Todd Rundgren’s once out-of-this-world vision for Utopia — prog-pop? proto-new wave rock? Whodathunkit? — was coalescing into a provocative and powerful musical conception by this point.
The line up was still in flux, and there would be at least one more major move (as Kasim Sulton replaced John Siegler), but this October 9, 1975 concert finds Utopia beginning finally to establish its own sound apart from its early long-form Yes-style pretensions — and its own presence apart from Rundgren’s already wildly celebrated solo career. Utopia had a sleeker, fresher, song-focused sound by the time it reached London for this, its first-ever UK show.
Of course, Rundgren’s most rabid fans (ahem!) have had a tattered copy of this concert recording — the old vinyl was confusingly titled Nimbus Thitherward — for years. With the release of Live at Hammersmith Odeon ’75, due April 10 from Shout! Factory, we finally get a cleaned up, sonically stunning version of the old tapes recorded by the BBC for its Rock Hour radio program. Still, hearing this band as it comes into its own, and in a pristine setting, provides powerful jolt after power-pop-ful jolt.
Rundgren is joined by Siegler, Roger Powell (who succeeded Moogy Klingman, and others, from Utopia’s initial two projects) and Willie Wilcox (replacing Kevin Ellman), with backing vocals by future R&B star Luther Vandross, along with Anthony Hinton.

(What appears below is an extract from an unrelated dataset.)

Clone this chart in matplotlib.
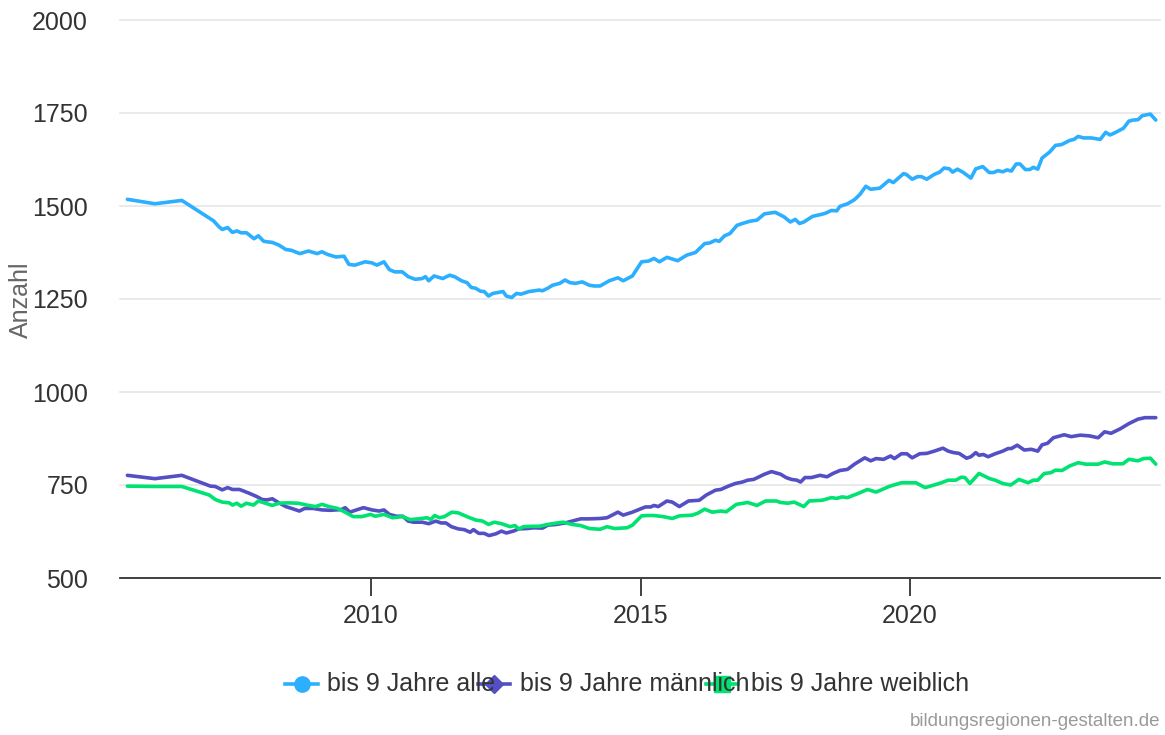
import matplotlib
matplotlib.use("Agg")
import matplotlib.pyplot as plt
from matplotlib.lines import Line2D

plt.rcParams['font.family'] = ['Liberation Sans', 'DejaVu Sans']

# Anzahl Kinder bis 9 Jahre
alle_jahr = [2005.48, 2005.99, 2006.49, 2007.08, 2007.18, 2007.24, 2007.34, 2007.43, 2007.51, 2007.59,
             2007.69, 2007.83, 2007.91, 2008.01, 2008.17, 2008.29, 2008.42, 2008.52, 2008.68, 2008.84,
             2009.00, 2009.09, 2009.19, 2009.35, 2009.50, 2009.59, 2009.70, 2009.89, 2010.02, 2010.11,
             2010.24, 2010.34, 2010.44, 2010.58, 2010.69, 2010.82, 2010.95, 2011.01, 2011.07, 2011.17,
             2011.33, 2011.46, 2011.55, 2011.68, 2011.78, 2011.86, 2011.94, 2012.03, 2012.10, 2012.18,
             2012.26, 2012.38, 2012.45, 2012.51, 2012.61, 2012.70, 2012.78, 2012.93, 2013.12, 2013.18,
             2013.28, 2013.37, 2013.50, 2013.60, 2013.69, 2013.79, 2013.92, 2014.05, 2014.14,
             2014.25, 2014.42, 2014.58, 2014.68, 2014.85, 2015.02, 2015.15, 2015.25, 2015.35, 2015.49,
             2015.69, 2015.86, 2016.02, 2016.19, 2016.29, 2016.39, 2016.46, 2016.56, 2016.66, 2016.79,
             2016.89, 2017.03, 2017.16, 2017.30, 2017.50, 2017.66, 2017.78, 2017.87, 2017.95, 2018.03,
             2018.19, 2018.37, 2018.44, 2018.54, 2018.64, 2018.70, 2018.84, 2018.97, 2019.07, 2019.18,
             2019.27, 2019.44, 2019.61, 2019.69, 2019.88, 2019.93, 2020.04, 2020.14, 2020.21, 2020.31,
             2020.45, 2020.55, 2020.63, 2020.73, 2020.79, 2020.88, 2020.98, 2021.13, 2021.22, 2021.35,
             2021.47, 2021.55, 2021.63, 2021.72, 2021.80, 2021.88, 2021.97, 2022.04, 2022.14, 2022.22,
             2022.29, 2022.37, 2022.45, 2022.59, 2022.70, 2022.81, 2022.96, 2023.04, 2023.12, 2023.22,
             2023.36, 2023.53, 2023.63, 2023.71, 2023.79, 2023.96, 2024.06, 2024.14, 2024.23, 2024.31,
             2024.46, 2024.56]
alle = [1518, 1506, 1515, 1460, 1444, 1437, 1442, 1429, 1433, 1428,
        1428, 1412, 1420, 1405, 1402, 1395, 1383, 1381, 1372, 1379,
        1372, 1377, 1370, 1363, 1365, 1343, 1341, 1350, 1347, 1341,
        1350, 1329, 1323, 1323, 1310, 1303, 1305, 1310, 1299, 1312,
        1305, 1314, 1310, 1299, 1294, 1281, 1279, 1271, 1270, 1258,
        1265, 1268, 1270, 1258, 1254, 1265, 1263, 1270, 1274, 1272,
        1279, 1287, 1292, 1301, 1294, 1292, 1296, 1287, 1285,
        1285, 1299, 1307, 1299, 1312, 1350, 1352, 1359, 1350, 1362,
        1353, 1368, 1375, 1399, 1401, 1408, 1405, 1420, 1426, 1448,
        1453, 1459, 1462, 1479, 1483, 1471, 1457, 1464, 1453, 1457,
        1472, 1478, 1481, 1488, 1487, 1499, 1506, 1517, 1531, 1553,
        1545, 1548, 1569, 1563, 1587, 1585, 1572, 1579, 1579, 1572,
        1585, 1591, 1602, 1600, 1591, 1599, 1591, 1575, 1600, 1606,
        1590, 1590, 1595, 1592, 1597, 1594, 1613, 1613, 1598, 1598,
        1604, 1599, 1629, 1645, 1663, 1665, 1676, 1679, 1687, 1683,
        1683, 1679, 1698, 1691, 1696, 1709, 1728, 1731, 1732, 1743,
        1747, 1731]

maennlich_jahr = [2005.48, 2005.99, 2006.49, 2007.02, 2007.11, 2007.24, 2007.34, 2007.43, 2007.56, 2007.72,
                  2007.88, 2007.98, 2008.07, 2008.17, 2008.29, 2008.42, 2008.55, 2008.67, 2008.77, 2008.93,
                  2009.09, 2009.25, 2009.45, 2009.52, 2009.61, 2009.73, 2009.86, 2010.02, 2010.15, 2010.24,
                  2010.34, 2010.47, 2010.59, 2010.69, 2010.79, 2010.95, 2011.07, 2011.20, 2011.30, 2011.39,
                  2011.49, 2011.62, 2011.73, 2011.84, 2011.90, 2012.00, 2012.10, 2012.19, 2012.32, 2012.42,
                  2012.51, 2012.64, 2012.74, 2012.90, 2013.02, 2013.18, 2013.28, 2013.44, 2013.60, 2013.73,
                  2013.89, 2014.05,
                  2014.25, 2014.38, 2014.58, 2014.68, 2014.85, 2015.09, 2015.19, 2015.25, 2015.33, 2015.49,
                  2015.59, 2015.72, 2015.89, 2016.09, 2016.22, 2016.39, 2016.49, 2016.63, 2016.76, 2016.89,
                  2016.99, 2017.10, 2017.30, 2017.43, 2017.60, 2017.70, 2017.80, 2017.90, 2017.97, 2018.05,
                  2018.17, 2018.33, 2018.46, 2018.57, 2018.70, 2018.84, 2018.97, 2019.07, 2019.16, 2019.27,
                  2019.37, 2019.51, 2019.64, 2019.71, 2019.84, 2019.94, 2020.04, 2020.18, 2020.31, 2020.45,
                  2020.61, 2020.71, 2020.81, 2020.91, 2021.05, 2021.13, 2021.22, 2021.28, 2021.36, 2021.45,
                  2021.58, 2021.72, 2021.82, 2021.88, 2021.99, 2022.12, 2022.25, 2022.37, 2022.45, 2022.55,
                  2022.66, 2022.86, 2022.99, 2023.16, 2023.33, 2023.49, 2023.61, 2023.73, 2023.90, 2024.06,
                  2024.23, 2024.36, 2024.56]
maennlich = [776, 767, 776, 747, 746, 737, 743, 738, 738, 729,
             719, 711, 710, 713, 702, 692, 686, 680, 687, 687,
             683, 682, 684, 689, 677, 683, 689, 683, 680, 683,
             671, 666, 666, 653, 650, 650, 646, 653, 648, 648,
             638, 632, 630, 623, 630, 620, 620, 614, 619, 626,
             621, 626, 632, 633, 635, 634, 642, 644, 648, 653,
             659, 659,
             660, 662, 677, 669, 677, 691, 691, 695, 692, 707,
             704, 692, 707, 709, 723, 736, 738, 747, 754, 758,
             763, 765, 779, 786, 779, 770, 765, 763, 758, 770,
             770, 776, 772, 781, 789, 792, 806, 815, 823, 815,
             821, 819, 828, 821, 834, 834, 823, 834, 835, 841,
             849, 841, 837, 835, 822, 826, 837, 830, 832, 826,
             834, 841, 848, 848, 857, 844, 846, 841, 858, 862,
             877, 885, 880, 884, 882, 877, 893, 889, 901, 915,
             927, 931, 931]

weiblich_jahr = [2005.48, 2005.99, 2006.49, 2007.00, 2007.11, 2007.24, 2007.37, 2007.43, 2007.51, 2007.59,
                 2007.69, 2007.82, 2007.91, 2008.04, 2008.17, 2008.29, 2008.45, 2008.65, 2008.81, 2008.97,
                 2009.09, 2009.22, 2009.38, 2009.52, 2009.67, 2009.83, 2009.99, 2010.08, 2010.24, 2010.40,
                 2010.59, 2010.72, 2010.88, 2011.04, 2011.11, 2011.18, 2011.27, 2011.36, 2011.50, 2011.62,
                 2011.78, 2011.94, 2012.07, 2012.18, 2012.29, 2012.42, 2012.58, 2012.67, 2012.74, 2012.83,
                 2012.99, 2013.12, 2013.28, 2013.41, 2013.57, 2013.73, 2013.89, 2014.05,
                 2014.25, 2014.38, 2014.52, 2014.75, 2014.85, 2015.02, 2015.12, 2015.25, 2015.42, 2015.59,
                 2015.72, 2015.96, 2016.06, 2016.19, 2016.33, 2016.49, 2016.59, 2016.78, 2016.99, 2017.16,
                 2017.32, 2017.52, 2017.60, 2017.73, 2017.85, 2018.03, 2018.13, 2018.37, 2018.54, 2018.64,
                 2018.74, 2018.84, 2018.94, 2019.00, 2019.21, 2019.37, 2019.47, 2019.61, 2019.84, 2020.11,
                 2020.28, 2020.45, 2020.58, 2020.71, 2020.85, 2020.95, 2021.02, 2021.11, 2021.28, 2021.38,
                 2021.48, 2021.58, 2021.72, 2021.87, 2022.02, 2022.19, 2022.29, 2022.37, 2022.49, 2022.61,
                 2022.70, 2022.82, 2022.96, 2023.12, 2023.26, 2023.49, 2023.61, 2023.76, 2023.95, 2024.06,
                 2024.23, 2024.33, 2024.46, 2024.56]
weiblich = [747, 746, 746, 723, 711, 704, 702, 696, 701, 693,
            701, 696, 707, 701, 695, 701, 702, 701, 696, 692,
            698, 692, 687, 677, 665, 665, 671, 666, 671, 662,
            665, 657, 659, 662, 657, 668, 662, 665, 677, 675,
            665, 656, 653, 644, 650, 646, 638, 641, 632, 638,
            639, 639, 644, 647, 650, 644, 641, 633,
            631, 638, 633, 635, 642, 667, 668, 668, 665, 660,
            667, 669, 674, 685, 677, 680, 678, 698, 703, 695,
            707, 707, 703, 701, 704, 692, 707, 709, 716, 714,
            718, 716, 722, 725, 738, 731, 737, 746, 756, 756,
            743, 750, 756, 763, 763, 771, 770, 754, 781, 774,
            767, 763, 754, 750, 765, 756, 763, 763, 781, 783,
            790, 789, 801, 810, 806, 806, 812, 807, 807, 819,
            815, 821, 822, 806]

labels = ['bis 9 Jahre alle', 'bis 9 Jahre männlich', 'bis 9 Jahre weiblich']
colors = ['#2caffe', '#544fc5', '#00e272']
markers = ['o', 'D', 's']
y_ticks = [500, 750, 1000, 1250, 1500, 1750, 2000]
x_ticks = [2010, 2015, 2020]

W, H = 1165, 735
fig = plt.figure(figsize=(W / 100, H / 100), dpi=100)
ax = fig.add_axes([120 / W, 1 - 578 / H, 1040 / W, 558 / H])

series = [(alle_jahr, alle), (maennlich_jahr, maennlich), (weiblich_jahr, weiblich)]
for (xs, ys), c in zip(series, colors):
    ax.plot(xs, ys, color=c, lw=2.6, solid_joinstyle='round', solid_capstyle='round', zorder=3)

ax.set_xlim(2005.343, 2024.638)
ax.set_ylim(500, 2000)
ax.set_yticks(y_ticks)
ax.set_xticks(x_ticks)
ax.set_xticklabels([str(t) for t in x_ticks])
ax.grid(axis='y', color='#e6e6e6', lw=1.2)
for gl in ax.get_ygridlines():
    gl.set_clip_on(False)
ax.set_axisbelow(True)
for s in ['top', 'right', 'left']:
    ax.spines[s].set_visible(False)
ax.spines['bottom'].set_color('#333333')
ax.spines['bottom'].set_linewidth(1.3)
ax.tick_params(axis='y', length=0, pad=23, labelsize=18, labelcolor='#333333')
ax.tick_params(axis='x', length=13, width=1.3, color='#333333', pad=6,
               labelsize=18, labelcolor='#333333')

fig.text(21 / W, 1 - 300 / H, 'Anzahl', rotation=90, ha='center', va='center',
         fontsize=18, color='#666666')

# legend, drawn by hand like the original (entries overlap)
leg_y = 1 - 684 / H
sym_x = [(285, 318), (478, 510), (706, 738)]
txt_x = [327, 520, 751]
for (x0, x1), tx, lab, c, m in zip(sym_x, txt_x, labels, colors, markers):
    fig.add_artist(Line2D([x0 / W, x1 / W], [leg_y, leg_y], transform=fig.transFigure,
                          color=c, lw=2.6))
    fig.add_artist(Line2D([(x0 + x1) / 2 / W], [leg_y], transform=fig.transFigure,
                          color=c, marker=m, markersize=11 if m != 'D' else 9, lw=0))
    fig.text(tx / W, leg_y, lab, ha='left', va='center', fontsize=18, color='#333333')

fig.text(1160 / W, 1 - 722 / H, 'bildungsregionen-gestalten.de', ha='right', va='center',
         fontsize=13.5, color='#999999')

fig.savefig('out.png', dpi=100)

They begin with a fiery take on “Freedom Fighters,” from the initial 1974 Utopia recording, before diving into Powell’s “Mister Triscuits” — the first of four tracks on the group’s then-current live project, including “The Wheel” and (perhaps most interestingly) a cover of the Move’s zippy classic “Do Ya.” This version, which predates the more familiar radio-hit from the Electric Light Orchestra by a year, is said to have been a tip of the hat to ELO leader Jeff Lynne, who had been doing his own in-concert takes on “Open Your Eyes” from Rundgren’s former band the Nazz.
Also included are several tracks from Rundgren’s solo career, including “When the Shit Hits the Fan/Sunset Boulevard/Le Feel Internacionale” from A Wizard, A True Star, “Heavy Metal Kids,” “The Last Ride” and “Songs of 1984” from the double-LP Todd, and “Couldn’t I Just Tell You” from Something/Anything — and, yeah, “Open Your Eyes,” too. Missing are Rundgren’s solo hits “Hello It’s Me” and “I Saw the Light,” as well as the expected show-closing theme-song “Just One Victory,” but that actually helps refocus the project on the emerging substance and potentiality of Utopia.
The band would, in keeping with its leader’s roving muse, continue to sharpen its sound — becoming less willfully difficult but also much heavier as the decade wore on. Still to come was Utopia’s biggest chart success, the No. 27 hit single “Set Me Free” and the Top 40 album Adventures in Utopia, both in 1980.
If you want to experience that moment when the planted seed burst up through the ground, though, start here. I’d argue, after enjoying this glistening new version of a familiar old boot, that Utopia’s first singular moments — the first time they sounded utterly like themselves, and no one else — can be found on Nimbus Thitherward, er, I mean Live at Hammersmith Odeon ’75.